**What needs to be done**
Pick out each line of the records in which the word "this" appears.

**Items**

- - - - - - -

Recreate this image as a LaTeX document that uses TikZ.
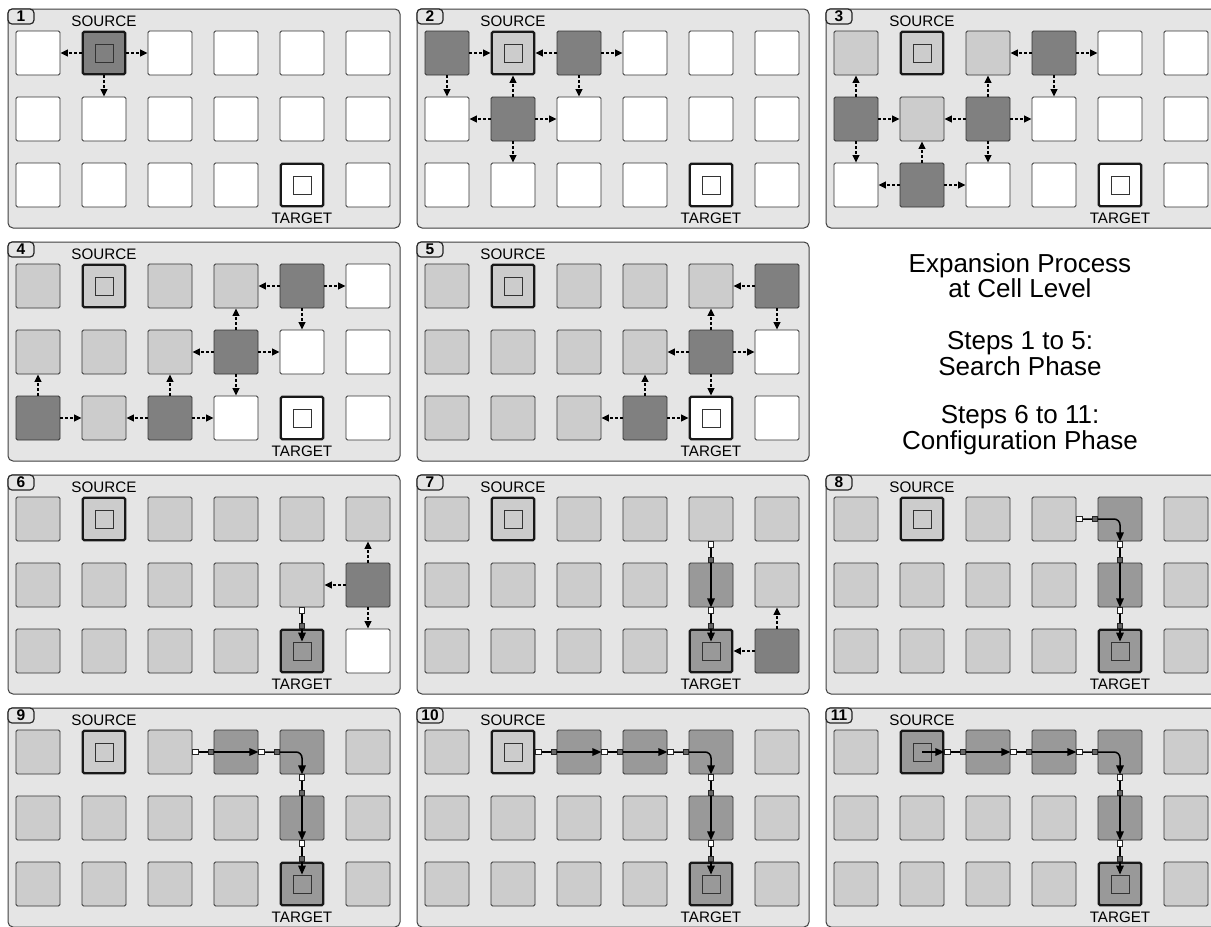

- - - - - - -

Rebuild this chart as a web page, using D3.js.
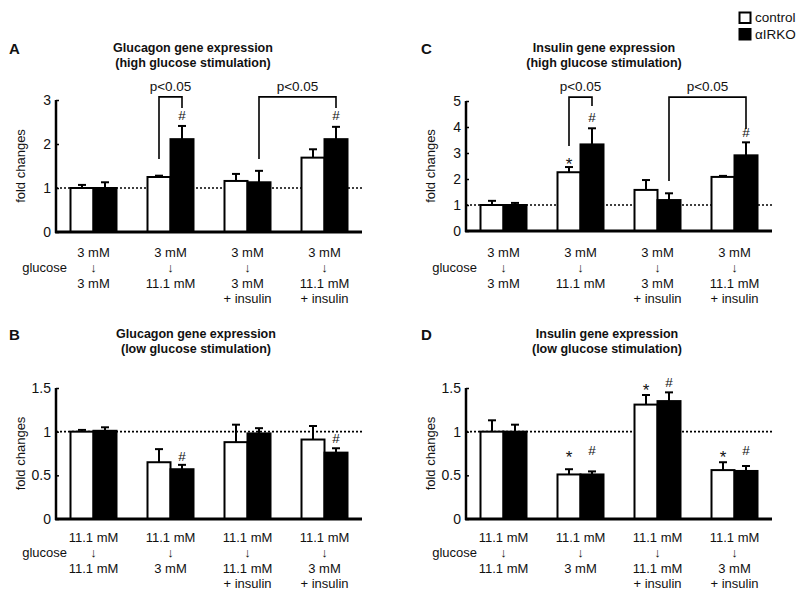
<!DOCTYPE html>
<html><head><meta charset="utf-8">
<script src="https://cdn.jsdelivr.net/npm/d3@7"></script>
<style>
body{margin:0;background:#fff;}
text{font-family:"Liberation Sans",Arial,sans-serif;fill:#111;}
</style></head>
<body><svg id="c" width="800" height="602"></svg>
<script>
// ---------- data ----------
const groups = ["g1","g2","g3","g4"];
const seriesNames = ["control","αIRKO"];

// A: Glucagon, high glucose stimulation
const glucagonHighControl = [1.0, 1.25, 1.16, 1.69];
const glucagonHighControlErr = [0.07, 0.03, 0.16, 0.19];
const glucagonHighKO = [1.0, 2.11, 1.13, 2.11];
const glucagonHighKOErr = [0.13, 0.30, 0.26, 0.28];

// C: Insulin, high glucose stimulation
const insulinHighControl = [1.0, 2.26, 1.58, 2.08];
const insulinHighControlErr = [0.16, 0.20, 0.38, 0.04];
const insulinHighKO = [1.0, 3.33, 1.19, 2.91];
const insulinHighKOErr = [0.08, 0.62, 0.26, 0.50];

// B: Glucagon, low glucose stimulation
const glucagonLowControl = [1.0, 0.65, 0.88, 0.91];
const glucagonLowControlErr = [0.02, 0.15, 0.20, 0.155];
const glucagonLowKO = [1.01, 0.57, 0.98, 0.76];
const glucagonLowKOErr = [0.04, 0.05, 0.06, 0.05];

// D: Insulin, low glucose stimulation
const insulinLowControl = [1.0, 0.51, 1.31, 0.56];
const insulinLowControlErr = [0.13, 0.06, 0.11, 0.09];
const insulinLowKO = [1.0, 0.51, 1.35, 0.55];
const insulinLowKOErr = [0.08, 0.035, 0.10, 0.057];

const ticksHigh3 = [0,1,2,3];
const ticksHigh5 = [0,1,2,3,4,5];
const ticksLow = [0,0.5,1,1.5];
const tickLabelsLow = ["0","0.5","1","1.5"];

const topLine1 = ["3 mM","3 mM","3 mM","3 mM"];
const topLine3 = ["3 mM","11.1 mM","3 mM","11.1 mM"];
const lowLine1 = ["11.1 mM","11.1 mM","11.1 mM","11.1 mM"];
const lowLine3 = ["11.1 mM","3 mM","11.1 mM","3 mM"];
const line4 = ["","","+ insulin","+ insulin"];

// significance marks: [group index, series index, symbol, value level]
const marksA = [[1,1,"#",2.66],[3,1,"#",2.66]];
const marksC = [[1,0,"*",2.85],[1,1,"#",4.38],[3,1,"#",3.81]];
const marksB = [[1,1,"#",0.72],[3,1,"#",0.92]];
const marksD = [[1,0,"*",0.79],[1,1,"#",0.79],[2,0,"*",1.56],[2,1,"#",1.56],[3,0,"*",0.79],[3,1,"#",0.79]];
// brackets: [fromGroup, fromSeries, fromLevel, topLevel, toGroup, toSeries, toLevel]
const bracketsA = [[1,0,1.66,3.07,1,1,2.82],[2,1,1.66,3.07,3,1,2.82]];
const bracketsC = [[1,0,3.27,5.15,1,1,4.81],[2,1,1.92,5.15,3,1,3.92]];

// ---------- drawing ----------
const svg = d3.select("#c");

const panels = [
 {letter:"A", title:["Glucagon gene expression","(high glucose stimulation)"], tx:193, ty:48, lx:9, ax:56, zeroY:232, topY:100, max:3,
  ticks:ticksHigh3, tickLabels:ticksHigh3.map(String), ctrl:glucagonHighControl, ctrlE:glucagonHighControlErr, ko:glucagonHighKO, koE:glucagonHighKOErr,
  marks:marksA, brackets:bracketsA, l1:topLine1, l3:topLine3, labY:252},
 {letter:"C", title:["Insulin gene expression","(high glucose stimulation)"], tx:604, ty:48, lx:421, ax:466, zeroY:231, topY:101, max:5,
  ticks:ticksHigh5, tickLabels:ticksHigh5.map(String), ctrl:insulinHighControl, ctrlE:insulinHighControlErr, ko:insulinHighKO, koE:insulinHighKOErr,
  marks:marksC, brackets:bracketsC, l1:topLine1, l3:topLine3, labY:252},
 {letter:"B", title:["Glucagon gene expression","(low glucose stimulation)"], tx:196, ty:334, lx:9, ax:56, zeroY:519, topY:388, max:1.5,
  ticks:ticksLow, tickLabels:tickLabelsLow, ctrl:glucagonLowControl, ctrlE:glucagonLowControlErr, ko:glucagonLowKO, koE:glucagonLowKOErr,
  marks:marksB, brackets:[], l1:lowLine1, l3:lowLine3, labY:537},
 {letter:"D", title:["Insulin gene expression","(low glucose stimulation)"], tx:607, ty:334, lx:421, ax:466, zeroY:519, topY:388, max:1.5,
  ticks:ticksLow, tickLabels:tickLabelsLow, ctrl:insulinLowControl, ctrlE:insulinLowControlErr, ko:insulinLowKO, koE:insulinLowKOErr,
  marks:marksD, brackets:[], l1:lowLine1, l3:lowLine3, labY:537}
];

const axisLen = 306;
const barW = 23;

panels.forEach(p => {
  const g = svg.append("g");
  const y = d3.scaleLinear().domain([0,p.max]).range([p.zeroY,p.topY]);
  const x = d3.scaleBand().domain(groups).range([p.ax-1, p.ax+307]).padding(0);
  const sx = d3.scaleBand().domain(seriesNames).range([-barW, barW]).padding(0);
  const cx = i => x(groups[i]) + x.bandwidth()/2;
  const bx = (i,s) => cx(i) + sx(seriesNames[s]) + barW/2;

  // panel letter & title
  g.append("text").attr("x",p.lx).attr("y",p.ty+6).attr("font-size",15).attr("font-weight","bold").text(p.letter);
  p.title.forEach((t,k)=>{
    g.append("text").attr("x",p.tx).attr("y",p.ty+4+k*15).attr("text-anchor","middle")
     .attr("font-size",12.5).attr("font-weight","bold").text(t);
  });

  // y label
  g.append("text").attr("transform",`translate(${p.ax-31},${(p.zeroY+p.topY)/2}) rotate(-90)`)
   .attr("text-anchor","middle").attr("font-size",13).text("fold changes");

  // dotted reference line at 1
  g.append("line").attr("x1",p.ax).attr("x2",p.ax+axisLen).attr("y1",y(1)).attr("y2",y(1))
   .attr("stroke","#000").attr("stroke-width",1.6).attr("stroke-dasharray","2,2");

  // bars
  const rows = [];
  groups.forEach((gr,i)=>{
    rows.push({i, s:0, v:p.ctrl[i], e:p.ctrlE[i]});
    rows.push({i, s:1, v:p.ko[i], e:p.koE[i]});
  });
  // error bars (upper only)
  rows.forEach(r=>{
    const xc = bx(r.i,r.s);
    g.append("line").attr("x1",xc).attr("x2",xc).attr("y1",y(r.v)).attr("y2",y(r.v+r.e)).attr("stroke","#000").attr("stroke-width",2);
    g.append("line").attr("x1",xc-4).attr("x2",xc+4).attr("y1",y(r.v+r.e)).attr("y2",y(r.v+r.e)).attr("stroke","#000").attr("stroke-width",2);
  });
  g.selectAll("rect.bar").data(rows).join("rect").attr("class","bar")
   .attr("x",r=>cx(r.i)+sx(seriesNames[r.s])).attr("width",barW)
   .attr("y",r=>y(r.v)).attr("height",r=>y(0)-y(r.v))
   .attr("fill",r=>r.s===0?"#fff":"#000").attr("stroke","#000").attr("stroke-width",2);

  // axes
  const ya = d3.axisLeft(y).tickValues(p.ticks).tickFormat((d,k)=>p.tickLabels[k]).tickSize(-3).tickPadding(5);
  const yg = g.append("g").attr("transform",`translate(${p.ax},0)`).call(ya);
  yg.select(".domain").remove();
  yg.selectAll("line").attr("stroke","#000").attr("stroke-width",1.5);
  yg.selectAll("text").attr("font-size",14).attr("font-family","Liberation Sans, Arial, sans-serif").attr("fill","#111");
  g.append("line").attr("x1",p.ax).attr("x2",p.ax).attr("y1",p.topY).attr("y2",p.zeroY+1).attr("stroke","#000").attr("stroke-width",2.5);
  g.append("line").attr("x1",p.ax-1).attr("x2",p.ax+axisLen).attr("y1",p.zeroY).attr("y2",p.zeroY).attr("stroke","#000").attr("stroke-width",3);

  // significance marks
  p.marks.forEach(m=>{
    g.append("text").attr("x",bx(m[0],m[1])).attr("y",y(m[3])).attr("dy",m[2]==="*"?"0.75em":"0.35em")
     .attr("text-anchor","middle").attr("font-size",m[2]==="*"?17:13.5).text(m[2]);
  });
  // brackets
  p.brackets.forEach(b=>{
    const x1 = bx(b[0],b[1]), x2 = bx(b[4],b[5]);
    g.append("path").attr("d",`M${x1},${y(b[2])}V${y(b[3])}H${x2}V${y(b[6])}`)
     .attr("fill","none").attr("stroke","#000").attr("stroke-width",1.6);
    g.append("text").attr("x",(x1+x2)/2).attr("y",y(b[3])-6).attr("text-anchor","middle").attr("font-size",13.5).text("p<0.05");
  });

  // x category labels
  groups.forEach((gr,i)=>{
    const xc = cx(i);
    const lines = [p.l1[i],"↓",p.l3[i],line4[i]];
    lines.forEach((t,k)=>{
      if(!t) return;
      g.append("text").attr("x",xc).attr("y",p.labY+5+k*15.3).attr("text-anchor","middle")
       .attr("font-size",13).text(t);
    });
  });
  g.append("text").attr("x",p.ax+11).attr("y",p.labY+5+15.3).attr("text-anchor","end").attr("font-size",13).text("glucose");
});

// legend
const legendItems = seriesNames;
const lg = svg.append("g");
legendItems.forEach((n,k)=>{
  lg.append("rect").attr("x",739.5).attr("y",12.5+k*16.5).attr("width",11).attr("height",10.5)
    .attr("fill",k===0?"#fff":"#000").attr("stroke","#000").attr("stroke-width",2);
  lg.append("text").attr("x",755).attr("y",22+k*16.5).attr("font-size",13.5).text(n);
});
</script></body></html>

- - - - - - -

**Task output**
Recreate this image as a LaTeX document that uses TikZ.
Rebuild this chart as a web page, using D3.js.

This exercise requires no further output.